**Stated goal**
Reproduce exactly the lines below, from the first one through the line containing "lab.set_fontsize(14)", and omit any pictures.

START Collected material

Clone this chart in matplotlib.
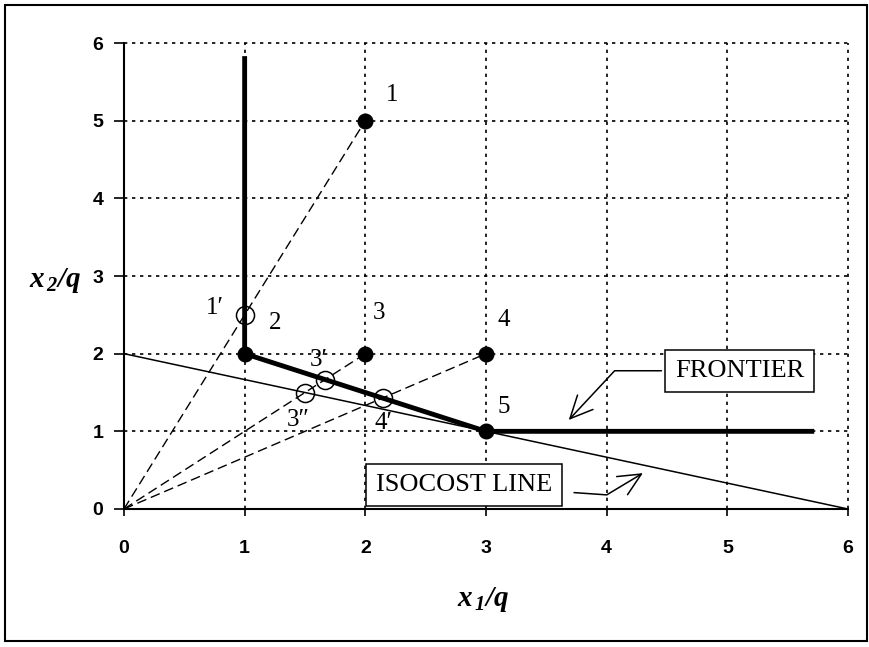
import matplotlib
matplotlib.use("Agg")
import matplotlib.pyplot as plt
from matplotlib.patches import Rectangle

# data
frontier_x = [1, 1, 3, 5.7]
frontier_y = [5.8, 2, 1, 1]
isocost_x = [0, 6]
isocost_y = [2, 0]

obs_x = [2, 1, 2, 3, 3]
obs_y = [5, 2, 2, 2, 1]
obs_labels = ["1", "2", "3", "4", "5"]
obs_label_x = [2.22, 1.25, 2.11, 3.15, 3.15]
obs_label_y = [5.33, 2.39, 2.52, 2.43, 1.31]
ray_targets = [0, 2, 3]  # rays from the origin through points 1, 3, 4

proj_x = [1, 5 / 3, 1.5, 15 / 7]
proj_y = [2.5, 5 / 3, 1.5, 10 / 7]
proj_labels = ["1\u2032", "3\u2032", "3\u2033", "4\u2032"]
proj_label_x = [0.75, 1.61, 1.44, 2.15]
proj_label_y = [2.59, 1.92, 1.15, 1.11]

ticks = [0, 1, 2, 3, 4, 5, 6]

serif = ["Liberation Serif", "DejaVu Serif"]
plt.rcParams["mathtext.fontset"] = "custom"
plt.rcParams["mathtext.rm"] = "Liberation Serif:bold:italic"
plt.rcParams["mathtext.it"] = "Liberation Serif:bold:italic"
plt.rcParams["mathtext.bf"] = "Liberation Serif:bold:italic"

fig = plt.figure(figsize=(8.7, 6.47), dpi=100)
ax = fig.add_axes([0.1425, 0.2133, 0.8322, 0.7202])

ax.set_xlim(0, 6)
ax.set_ylim(0, 6)
ax.set_xticks(ticks)
ax.set_yticks(ticks)
ax.grid(True, color="black", linestyle=(0, (2, 2.8)), linewidth=1.2)
ax.set_axisbelow(True)
for gl in ax.get_xgridlines() + ax.get_ygridlines():
    gl.set_clip_on(False)
for s in ["top", "right"]:
    ax.spines[s].set_visible(False)
for s in ["left", "bottom"]:
    ax.spines[s].set_linewidth(1.5)
ax.tick_params(axis="x", direction="out", length=5, width=1.2, pad=17)
ax.tick_params(axis="y", direction="out", length=7, width=1.2, pad=8)
for lab in ax.get_xticklabels() + ax.get_yticklabels():
    lab.set_fontfamily("Liberation Sans")
    lab.set_fontweight("bold")
    lab.set_fontsize(14)

# rays from the origin
for i in ray_targets:
    ax.plot([0, obs_x[i]], [0, obs_y[i]], color="black", lw=1.0,
            linestyle=(0, (7, 3.5)), zorder=3)

# isocost and frontier
ax.plot(isocost_x, isocost_y, color="black", lw=1.1, zorder=3)
ax.plot(frontier_x, frontier_y, color="black", lw=3.5, zorder=4,
        solid_joinstyle="miter")

# observed points
ax.plot(obs_x, obs_y, "o", color="black", markersize=10.5, zorder=5)
for lx, ly, t in zip(obs_label_x, obs_label_y, obs_labels):
    ax.text(lx, ly, t, fontsize=18, family=serif, ha="center", va="center")

# projections
ax.plot(proj_x, proj_y, "o", markerfacecolor="none", markeredgecolor="black",
        markeredgewidth=1.1, markersize=13, zorder=6)
for lx, ly, t in zip(proj_label_x, proj_label_y, proj_labels):
    ax.text(lx, ly, t, fontsize=18, family=serif, ha="center", va="center")

# callouts
box = dict(boxstyle="square,pad=0.38", facecolor="white", edgecolor="black", lw=1.1)
arrow = "->,head_length=0.85,head_width=0.4"
ax.annotate("FRONTIER", xy=(3.67, 1.12), xytext=(5.1, 1.78),
            fontsize=19, family=serif, ha="center", va="center", bbox=box,
            arrowprops=dict(arrowstyle=arrow, color="black", lw=1.1,
                            connectionstyle="angle,angleA=0,angleB=47,rad=0"),
            zorder=7)
ax.annotate("ISOCOST LINE", xy=(4.32, 0.48), xytext=(2.82, 0.31),
            fontsize=19, family=serif, ha="center", va="center", bbox=box,
            arrowprops=dict(arrowstyle=arrow, color="black", lw=1.1, shrinkA=8,
                            connectionstyle="angle,angleA=-4,angleB=31,rad=0"),
            zorder=7)

# axis titles
fig.text(0.063, 0.567, r"$x_{\,2}/q$", fontsize=21, ha="center", va="center")
fig.text(0.555, 0.073, r"$x_{\,1}/q$", fontsize=21, ha="center", va="center")

# outer frame
fig.patches.append(Rectangle((0.006, 0.009), 0.99, 0.983, transform=fig.transFigure,
                             fill=False, edgecolor="black", lw=1.5))

fig.savefig("out.png", dpi=100)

END Collected material

**Task solution**
Clone this chart in matplotlib.
import matplotlib
matplotlib.use("Agg")
import matplotlib.pyplot as plt
from matplotlib.patches import Rectangle

# data
frontier_x = [1, 1, 3, 5.7]
frontier_y = [5.8, 2, 1, 1]
isocost_x = [0, 6]
isocost_y = [2, 0]

obs_x = [2, 1, 2, 3, 3]
obs_y = [5, 2, 2, 2, 1]
obs_labels = ["1", "2", "3", "4", "5"]
obs_label_x = [2.22, 1.25, 2.11, 3.15, 3.15]
obs_label_y = [5.33, 2.39, 2.52, 2.43, 1.31]
ray_targets = [0, 2, 3]  # rays from the origin through points 1, 3, 4

proj_x = [1, 5 / 3, 1.5, 15 / 7]
proj_y = [2.5, 5 / 3, 1.5, 10 / 7]
proj_labels = ["1\u2032", "3\u2032", "3\u2033", "4\u2032"]
proj_label_x = [0.75, 1.61, 1.44, 2.15]
proj_label_y = [2.59, 1.92, 1.15, 1.11]

ticks = [0, 1, 2, 3, 4, 5, 6]

serif = ["Liberation Serif", "DejaVu Serif"]
plt.rcParams["mathtext.fontset"] = "custom"
plt.rcParams["mathtext.rm"] = "Liberation Serif:bold:italic"
plt.rcParams["mathtext.it"] = "Liberation Serif:bold:italic"
plt.rcParams["mathtext.bf"] = "Liberation Serif:bold:italic"

fig = plt.figure(figsize=(8.7, 6.47), dpi=100)
ax = fig.add_axes([0.1425, 0.2133, 0.8322, 0.7202])

ax.set_xlim(0, 6)
ax.set_ylim(0, 6)
ax.set_xticks(ticks)
ax.set_yticks(ticks)
ax.grid(True, color="black", linestyle=(0, (2, 2.8)), linewidth=1.2)
ax.set_axisbelow(True)
for gl in ax.get_xgridlines() + ax.get_ygridlines():
    gl.set_clip_on(False)
for s in ["top", "right"]:
    ax.spines[s].set_visible(False)
for s in ["left", "bottom"]:
    ax.spines[s].set_linewidth(1.5)
ax.tick_params(axis="x", direction="out", length=5, width=1.2, pad=17)
ax.tick_params(axis="y", direction="out", length=7, width=1.2, pad=8)
for lab in ax.get_xticklabels() + ax.get_yticklabels():
    lab.set_fontfamily("Liberation Sans")
    lab.set_fontweight("bold")
    lab.set_fontsize(14)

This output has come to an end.